The good TV doctor explained that fear is the body’s healthy response when in the presence of danger. Human beings are wired with a fight-or-flight response, an automatic adrenaline rush signaling when it might be a good time to head on out of Dodge.
An unhealthy response, he said, is one which is disproportionate to the danger present.
I thought about fear being a healthy, God-given response. If I am created to react in the presence of danger, then isn’t fear a gift given for my protection? Perhaps, I thought, it’s unrealistic for me to think about aspiring to fearlessness.
Unless this instinctive response is a defect in the way I was originally designed. In the beginning there was nothing to fear.There was only God and everything he created, all of which was very good. And in God’s presence was perfect safety.
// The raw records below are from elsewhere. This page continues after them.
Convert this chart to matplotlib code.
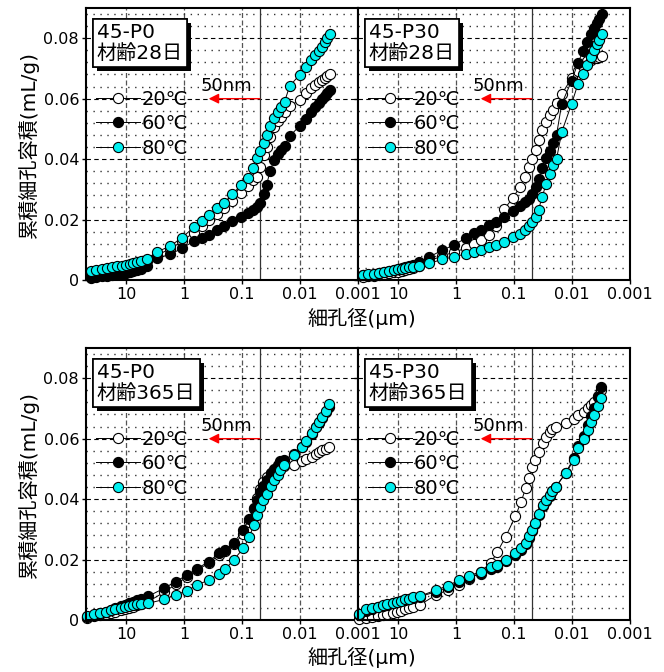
import numpy as np
import matplotlib.pyplot as plt
from matplotlib.ticker import MultipleLocator, NullLocator
import matplotlib.patheffects as pe

plt.rcParams['font.family'] = ['DejaVu Sans', 'Noto Sans CJK JP']

# pore diameter (um) read per row
d_top = [40.7, 33.1, 26.9, 21.9, 17.8, 14.5, 12.0, 10.2, 8.71, 7.59, 6.46, 5.50, 4.47,
         3.02, 1.74, 1.10, 0.692, 0.501, 0.380, 0.275, 0.204, 0.148, 0.107, 0.0794,
         0.0661, 0.0562, 0.0490, 0.0427, 0.0380, 0.0331, 0.0282, 0.0245, 0.0214, 0.0186,
         0.0151, 0.0102, 0.00794, 0.00646, 0.00550, 0.00479, 0.00417, 0.00372, 0.00339, 0.00302]
d_bot = [49.0, 36.3, 28.8, 22.9, 18.6, 15.5, 12.6, 10.7, 9.12, 7.59, 6.46, 5.50, 4.27,
         2.24, 1.41, 0.891, 0.603, 0.380, 0.251, 0.195, 0.141, 0.0955, 0.0759, 0.0631,
         0.0550, 0.0490, 0.0437, 0.0380, 0.0324, 0.0282, 0.0245, 0.0219, 0.0191, 0.0129,
         0.00933, 0.00776, 0.00631, 0.00537, 0.00468, 0.00417, 0.00363, 0.00316]

# cumulative pore volume (mL/g)
p0_28_20 = [0.0022, 0.0025, 0.0028, 0.0031, 0.0034, 0.0037, 0.0040, 0.0043, 0.0046, 0.0049, 0.0052, 0.0056, 0.0062,
            0.0082, 0.0103, 0.0128, 0.0157, 0.0180, 0.0198, 0.0218, 0.0238, 0.0262, 0.0287, 0.0312,
            0.0330, 0.0342, 0.0375, 0.0414, 0.0440, 0.0474, 0.0505, 0.0525, 0.0540, 0.0555,
            0.0575, 0.0596, 0.0618, 0.0634, 0.0645, 0.0655, 0.0663, 0.0670, 0.0676, 0.0680]
p0_28_60 = [0.0008, 0.0010, 0.0012, 0.0014, 0.0016, 0.0019, 0.0021, 0.0024, 0.0027, 0.0030, 0.0033, 0.0037, 0.0045,
            0.0072, 0.0085, 0.0105, 0.0128, 0.0138, 0.0150, 0.0166, 0.0178, 0.0195, 0.0210, 0.0223,
            0.0232, 0.0243, 0.0256, 0.0283, 0.0314, 0.0360, 0.0397, 0.0416, 0.0430, 0.0445,
            0.0476, 0.0510, 0.0534, 0.0556, 0.0572, 0.0585, 0.0598, 0.0610, 0.0619, 0.0629]
p0_28_80 = [0.0031, 0.0033, 0.0036, 0.0039, 0.0042, 0.0045, 0.0047, 0.0051, 0.0053, 0.0056, 0.0060, 0.0064, 0.0070,
            0.0092, 0.0113, 0.0140, 0.0174, 0.0196, 0.0215, 0.0239, 0.0255, 0.0283, 0.0313, 0.0339,
            0.0370, 0.0403, 0.0428, 0.0454, 0.0480, 0.0510, 0.0535, 0.0557, 0.0572, 0.0590,
            0.0642, 0.0679, 0.0706, 0.0728, 0.0745, 0.0759, 0.0772, 0.0786, 0.0800, 0.0814]

p30_28_20 = [0.0010, 0.0012, 0.0014, 0.0016, 0.0019, 0.0022, 0.0025, 0.0028, 0.0031, 0.0034, 0.0037, 0.0040, 0.0045,
             0.0062, 0.0080, 0.0092, 0.0105, 0.0120, 0.0132, 0.0150, 0.0180, 0.0235, 0.0270, 0.0309,
             0.0340, 0.0375, 0.0400, 0.0430, 0.0463, 0.0497, 0.0522, 0.0545, 0.0563, 0.0585,
             0.0615, 0.0668, 0.0690, 0.0708, 0.0723, 0.0729, 0.0733, 0.0736, 0.0739, 0.0741]
p30_28_60 = [0.0015, 0.0018, 0.0021, 0.0024, 0.0028, 0.0031, 0.0034, 0.0037, 0.0040, 0.0043, 0.0046, 0.0050, 0.0058,
             0.0075, 0.0099, 0.0116, 0.0138, 0.0155, 0.0166, 0.0182, 0.0193, 0.0210, 0.0227, 0.0245,
             0.0258, 0.0267, 0.0283, 0.0308, 0.0335, 0.0372, 0.0405, 0.0428, 0.0452, 0.0480,
             0.0583, 0.0659, 0.0718, 0.0758, 0.0787, 0.0815, 0.0833, 0.0849, 0.0864, 0.0879]
p30_28_80 = [0.0017, 0.0019, 0.0021, 0.0024, 0.0027, 0.0031, 0.0033, 0.0035, 0.0037, 0.0041, 0.0043, 0.0044, 0.0046,
             0.0055, 0.0068, 0.0077, 0.0086, 0.0094, 0.0099, 0.0108, 0.0116, 0.0127, 0.0141, 0.0153,
             0.0164, 0.0178, 0.0191, 0.0210, 0.0232, 0.0274, 0.0316, 0.0350, 0.0380, 0.0400,
             0.0490, 0.0583, 0.0648, 0.0681, 0.0710, 0.0737, 0.0762, 0.0781, 0.0795, 0.0815]

p0_365_20 = [0.0008, 0.0012, 0.0016, 0.0020, 0.0024, 0.0028, 0.0033, 0.0036, 0.0040, 0.0044, 0.0048, 0.0052, 0.0060,
             0.0092, 0.0118, 0.0143, 0.0165, 0.0188, 0.0215, 0.0228, 0.0250, 0.0285, 0.0325, 0.0368,
             0.0405, 0.0435, 0.0458, 0.0472, 0.0485, 0.0495, 0.0502, 0.0508, 0.0511, 0.0514,
             0.0525, 0.0532, 0.0540, 0.0548, 0.0555, 0.0561, 0.0567, 0.0573]
p0_365_60 = [0.0010, 0.0016, 0.0022, 0.0028, 0.0034, 0.0040, 0.0046, 0.0051, 0.0056, 0.0061, 0.0066, 0.0070, 0.0078,
             0.0105, 0.0127, 0.0149, 0.0170, 0.0193, 0.0221, 0.0232, 0.0255, 0.0298, 0.0335, 0.0370,
             0.0398, 0.0425, 0.0445, 0.0463, 0.0485, 0.0500, 0.0513, 0.0525, 0.0530, 0.0548,
             0.0572, 0.0590, 0.0617, 0.0637, 0.0653, 0.0670, 0.0688, 0.0706]
p0_365_80 = [0.0013, 0.0019, 0.0022, 0.0028, 0.0033, 0.0036, 0.0041, 0.0044, 0.0046, 0.0050, 0.0052, 0.0053, 0.0055,
             0.0068, 0.0083, 0.0097, 0.0116, 0.0132, 0.0152, 0.0168, 0.0199, 0.0237, 0.0274, 0.0314,
             0.0348, 0.0375, 0.0397, 0.0417, 0.0444, 0.0463, 0.0480, 0.0497, 0.0513, 0.0546,
             0.0572, 0.0593, 0.0620, 0.0640, 0.0656, 0.0673, 0.0693, 0.0714]

p30_365_20 = [0.0003, 0.0006, 0.0009, 0.0012, 0.0015, 0.0019, 0.0023, 0.0027, 0.0031, 0.0035, 0.0039, 0.0043, 0.0050,
              0.0083, 0.0099, 0.0116, 0.0135, 0.0160, 0.0190, 0.0226, 0.0275, 0.0343, 0.0392, 0.0437,
              0.0471, 0.0505, 0.0530, 0.0557, 0.0585, 0.0607, 0.0622, 0.0632, 0.0638, 0.0653,
              0.0666, 0.0677, 0.0689, 0.0700, 0.0710, 0.0722, 0.0740, 0.0760]
p30_365_60 = [0.0015, 0.0030, 0.0036, 0.0042, 0.0047, 0.0051, 0.0055, 0.0059, 0.0063, 0.0067, 0.0070, 0.0073, 0.0077,
              0.0094, 0.0108, 0.0127, 0.0140, 0.0153, 0.0168, 0.0176, 0.0194, 0.0215, 0.0232, 0.0250,
              0.0272, 0.0293, 0.0316, 0.0346, 0.0377, 0.0394, 0.0411, 0.0426, 0.0440, 0.0488,
              0.0535, 0.0575, 0.0610, 0.0645, 0.0675, 0.0703, 0.0738, 0.0772]
p30_365_80 = [0.0020, 0.0035, 0.0039, 0.0044, 0.0049, 0.0052, 0.0056, 0.0061, 0.0064, 0.0068, 0.0071, 0.0075, 0.0079,
              0.0099, 0.0113, 0.0132, 0.0146, 0.0160, 0.0175, 0.0182, 0.0200, 0.0221, 0.0238, 0.0256,
              0.0277, 0.0298, 0.0320, 0.0350, 0.0380, 0.0396, 0.0413, 0.0428, 0.0441, 0.0485,
              0.0530, 0.0568, 0.0600, 0.0630, 0.0655, 0.0678, 0.0708, 0.0735]

temps = ['20℃', '60℃', '80℃']
faces = ['white', 'black', '#00EFEF']
panels = [
    ('45-P0\n材齢28日', d_top, [p0_28_20, p0_28_60, p0_28_80]),
    ('45-P30\n材齢28日', d_top, [p30_28_20, p30_28_60, p30_28_80]),
    ('45-P0\n材齢365日', d_bot, [p0_365_20, p0_365_60, p0_365_80]),
    ('45-P30\n材齢365日', d_bot, [p30_365_20, p30_365_60, p30_365_80]),
]
xticks = [10, 1, 0.1, 0.01, 0.001]
xticklabels = ['10', '1', '0.1', '0.01', '0.001']

fig = plt.figure(figsize=(6.64, 6.72), dpi=100)
W, H = 664, 672
rects = [(86, 8), (358, 8), (86, 348), (358, 348)]

for i, ((name, d, series), (x0, y0)) in enumerate(zip(panels, rects)):
    ax = fig.add_axes([x0 / W, 1 - (y0 + 272) / H, 272 / W, 272 / H])
    for temp, fc, vals in zip(temps, faces, series):
        ax.plot(d, vals, '-o', color='black', lw=0.7, ms=7.3, mfc=fc, mec='black',
                mew=0.8, label=temp, clip_on=False)
    ax.set_xscale('log')
    ax.set_xlim(50, 0.001)
    ax.set_ylim(0, 0.09)
    ax.xaxis.set_minor_locator(NullLocator())
    ax.set_yticks([0, 0.02, 0.04, 0.06, 0.08])
    ax.yaxis.set_minor_locator(MultipleLocator(0.004))
    ax.set_xticks(xticks, xticklabels)
    if i % 2 == 0:
        ax.set_yticklabels(['0', '0.02', '0.04', '0.06', '0.08'])
        ax.set_ylabel('累積細孔容積(mL/g)', fontsize=14.5, labelpad=3)
    else:
        ax.tick_params(axis='y', labelleft=False, length=0)
    ax.tick_params(axis='both', which='major', direction='out', length=3, width=1,
                   labelsize=11.5, pad=2)
    ax.tick_params(axis='y', which='minor', length=0)
    ax.grid(True, which='major', axis='y', color='black', lw=0.8, ls=(0, (4, 3)))
    ax.grid(True, which='major', axis='x', color='#555555', lw=0.9, ls=(0, (4, 2)))
    ax.grid(True, which='minor', axis='y', color='#333333', lw=1.0, ls=(0, (1, 4)))
    ax.set_axisbelow(True)
    for s in ax.spines.values():
        s.set_linewidth(1.5)

    ax.axvline(0.05, color='#333333', lw=0.9, zorder=1.5)
    ax.annotate('', xy=(0.38, 0.06), xytext=(0.05, 0.06),
                arrowprops=dict(arrowstyle='-|>', color='red', lw=1.0,
                                mutation_scale=15, shrinkA=0, shrinkB=0))
    ax.text(0.19, 0.0612, '50nm', ha='center', va='bottom', fontsize=13)

    t = ax.text(0.04, 0.945, name, transform=ax.transAxes, ha='left', va='top',
                fontsize=14.5, linespacing=1.12, zorder=5,
                bbox=dict(boxstyle='square,pad=0.2', fc='white', ec='black', lw=1.2))
    t.get_bbox_patch().set_path_effects([
        pe.withSimplePatchShadow(offset=(3, -3), shadow_rgbFace='black', alpha=1.0),
        pe.Normal()])

    ax.legend(loc='center left', bbox_to_anchor=(0.035, 0.575), frameon=False,
              fontsize=14, handlelength=2.3, handletextpad=0.05, labelspacing=0.28,
              borderpad=0, borderaxespad=0, numpoints=1)

fig.text(362 / W, 1 - 318 / H, '細孔径(μm)', ha='center', va='center', fontsize=14.5)
fig.text(362 / W, 1 - 657 / H, '細孔径(μm)', ha='center', va='center', fontsize=14.5)

fig.savefig('out.png', dpi=100)
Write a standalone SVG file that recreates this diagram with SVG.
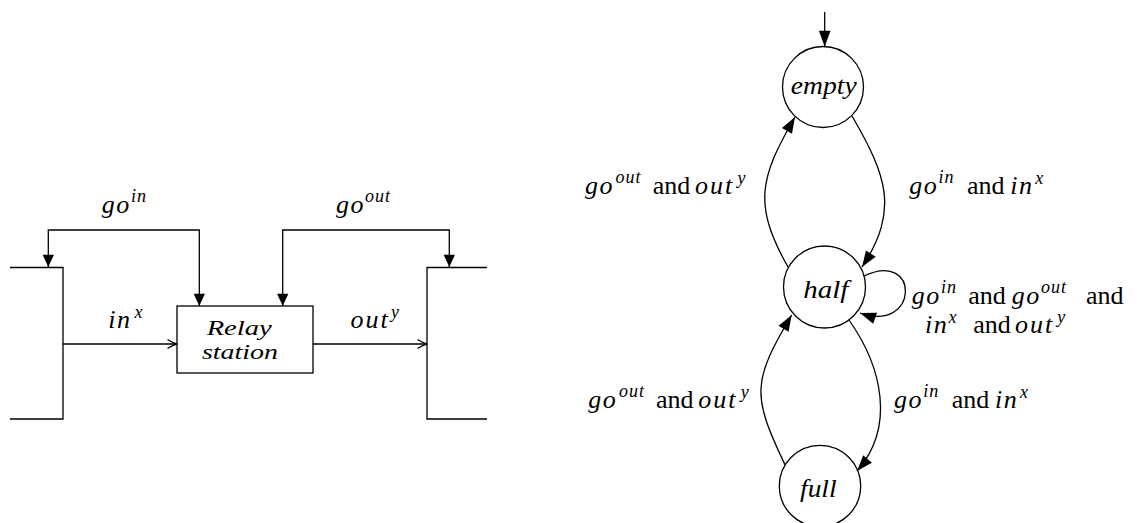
<svg xmlns="http://www.w3.org/2000/svg" width="1142" height="523" viewBox="0 0 1142 523">
<style>
  .ln { fill: none; stroke: #000; stroke-width: 1.3; }
  .t { font-size: 26px; fill: #000; }
  .m { font-style: italic; }
  .w { letter-spacing: 1.5px; }
  .ww { letter-spacing: 2px; }
  .s { font-style: italic; font-size: 18px; letter-spacing: 1px; }
  .n { font-size: 20px; }
</style>
<defs>
  <marker id="fa" markerUnits="userSpaceOnUse" markerWidth="14" markerHeight="12" refX="12.3" refY="5.65" orient="auto-start-reverse" overflow="visible">
    <path d="M0,0 L12.3,5.65 L0,11.3 Z" fill="#000"/>
  </marker>
  <marker id="fb" markerUnits="userSpaceOnUse" markerWidth="18" markerHeight="13" refX="16" refY="5.8" orient="auto" overflow="visible">
    <path d="M0,0 L16,5.8 L0,11.6 Z" fill="#000"/>
  </marker>
  <marker id="op" markerUnits="userSpaceOnUse" markerWidth="12" markerHeight="12" refX="10" refY="5" orient="auto" overflow="visible">
    <path d="M0.5,0.5 Q6,4 10,5 Q6,6 0.5,9.5" fill="none" stroke="#000" stroke-width="1.3"/>
  </marker>
</defs>
<rect width="1142" height="523" fill="#fff"/>

<g font-family="'Liberation Serif', 'Times New Roman', Tinos, 'DejaVu Serif', serif">
<!-- Left diagram nodes -->
<g id="node-left-buffer">
  <polyline class="ln" points="10,267.5 63,267.5 63,419 10,419"/>
</g>
<g id="node-relay">
  <rect class="ln" x="177" y="306" width="136" height="67"/>
  <text class="t m n" x="239.2" y="335" text-anchor="middle" textLength="65" lengthAdjust="spacingAndGlyphs">Relay</text>
  <text class="t m n" x="240" y="359" text-anchor="middle" textLength="76" lengthAdjust="spacingAndGlyphs">station</text>
</g>
<g id="node-right-buffer">
  <polyline class="ln" points="487,267.5 427,267.5 427,419 487,419"/>
</g>

<!-- Right diagram nodes -->
<g id="node-empty">
  <circle class="ln" cx="823" cy="87" r="40.5"/>
  <text class="t m" x="823.7" y="94" text-anchor="middle" textLength="66" lengthAdjust="spacingAndGlyphs">empty</text>
</g>
<g id="node-half">
  <circle class="ln" cx="824.5" cy="287" r="41"/>
  <text class="t m" x="825.8" y="298.3" text-anchor="middle" textLength="45" lengthAdjust="spacingAndGlyphs">half</text>
</g>
<g id="node-full">
  <circle class="ln" cx="820" cy="486" r="40.7"/>
  <text class="t m" x="818.3" y="497" text-anchor="middle" textLength="36.5" lengthAdjust="spacingAndGlyphs">full</text>
</g>

<!-- Connectors -->
<g id="connectors">
  <path class="ln" d="M63,344 H177" marker-end="url(#op)"/>
  <path class="ln" d="M313,344 H427" marker-end="url(#op)"/>
  <path class="ln" d="M48.3,267 V230 H199.3 V306" marker-start="url(#fa)" marker-end="url(#fa)"/>
  <path class="ln" d="M282.7,306 V230 H449.3 V267" marker-start="url(#fa)" marker-end="url(#fa)"/>

  <path class="ln" d="M824.7,12 V46.7" marker-end="url(#fb)"/>
  <path class="ln" d="M852,116 C886.3,175 899.7,210 862,267" marker-end="url(#fb)"/>
  <path class="ln" d="M788,267 C753,205 759.3,178.4 795,117" marker-end="url(#fb)"/>
  <path class="ln" d="M849,320 C882.6,367.6 895.3,427.5 857,471" marker-end="url(#fb)"/>
  <path class="ln" d="M785,464.7 C751.6,394.9 752.1,381.7 791.7,315" marker-end="url(#fb)"/>
  <path class="ln" d="M864,276 C920.7,249 919,333.8 860,313" marker-end="url(#fb)"/>
</g>

<!-- Connector labels -->
<g id="connector-labels">
  <text class="t"><tspan class="m w" x="101.7" y="213">go</tspan><tspan class="s" x="131" y="202">in</tspan></text>
  <text class="t"><tspan class="m w" x="336" y="213">go</tspan><tspan class="s" x="365" y="202">out</tspan></text>
  <text class="t"><tspan class="m w" x="108.3" y="328.3">in</tspan><tspan class="s" x="134.5" y="317.8">x</tspan></text>
  <text class="t"><tspan class="m ww" x="350.5" y="328.3">out</tspan><tspan class="s" x="391" y="317.8">y</tspan></text>

  <text class="t"><tspan class="m w" x="585" y="194.3">go</tspan><tspan class="s" x="615.5" y="183.3">out</tspan><tspan x="652.7" y="194.3">and</tspan><tspan class="m ww" x="695" y="194.3">out</tspan><tspan class="s" x="737.5" y="183.8">y</tspan></text>
  <text class="t"><tspan class="m w" x="909.2" y="194.3">go</tspan><tspan class="s" x="938.5" y="183.3">in</tspan><tspan x="966.9" y="194.3">and</tspan><tspan class="m w" x="1010.2" y="194.3">in</tspan><tspan class="s" x="1035.2" y="183.8">x</tspan></text>

  <text class="t"><tspan class="m w" x="911.7" y="304.3">go</tspan><tspan class="s" x="941" y="293.3">in</tspan><tspan x="968.3" y="304.3">and</tspan><tspan class="m w" x="1011.7" y="304.3">go</tspan><tspan class="s" x="1041" y="293.3">out</tspan><tspan x="1086" y="304.3">and</tspan></text>
  <text class="t"><tspan class="m w" x="925" y="333.3">in</tspan><tspan class="s" x="948.5" y="322.8">x</tspan><tspan x="973.3" y="333.3">and</tspan><tspan class="m ww" x="1015" y="333.3">out</tspan><tspan class="s" x="1057.2" y="322.8">y</tspan></text>

  <text class="t"><tspan class="m w" x="588.3" y="408.3">go</tspan><tspan class="s" x="619" y="397.3">out</tspan><tspan x="656" y="408.3">and</tspan><tspan class="m ww" x="698.3" y="408.3">out</tspan><tspan class="s" x="740.8" y="397.8">y</tspan></text>
  <text class="t"><tspan class="m w" x="894" y="408.3">go</tspan><tspan class="s" x="923.3" y="397.3">in</tspan><tspan x="951.7" y="408.3">and</tspan><tspan class="m w" x="995" y="408.3">in</tspan><tspan class="s" x="1020" y="397.8">x</tspan></text>
</g>
</g>
</svg>
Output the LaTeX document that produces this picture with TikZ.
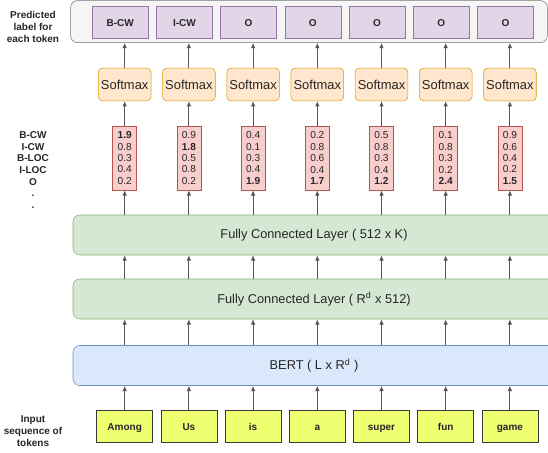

But that’s not the world I live in. Christ calls me to follow him through a world filled with very real dangers, toils, and snares. But he also promises to equip me for the adventure. He offers his perfect love which casts out fear. And he promises never to leave me or forsake me.
Christ asked his followers to do some things that sounded downright crazy. Trust him for daily bread. Lay down their lives. Jump out of a boat. He asked them, and he asks me, to live in this world; to engage it, risk getting my heart broken, and live dangerously.
I doubt I will ever become fearless in this life, but in God’s presence my fears can begin to assume their proper proportion. The danger of wind and wave, and the cares of this world, diminish in comparison to the one who bids me to follow. Fear reminds me that I need Him.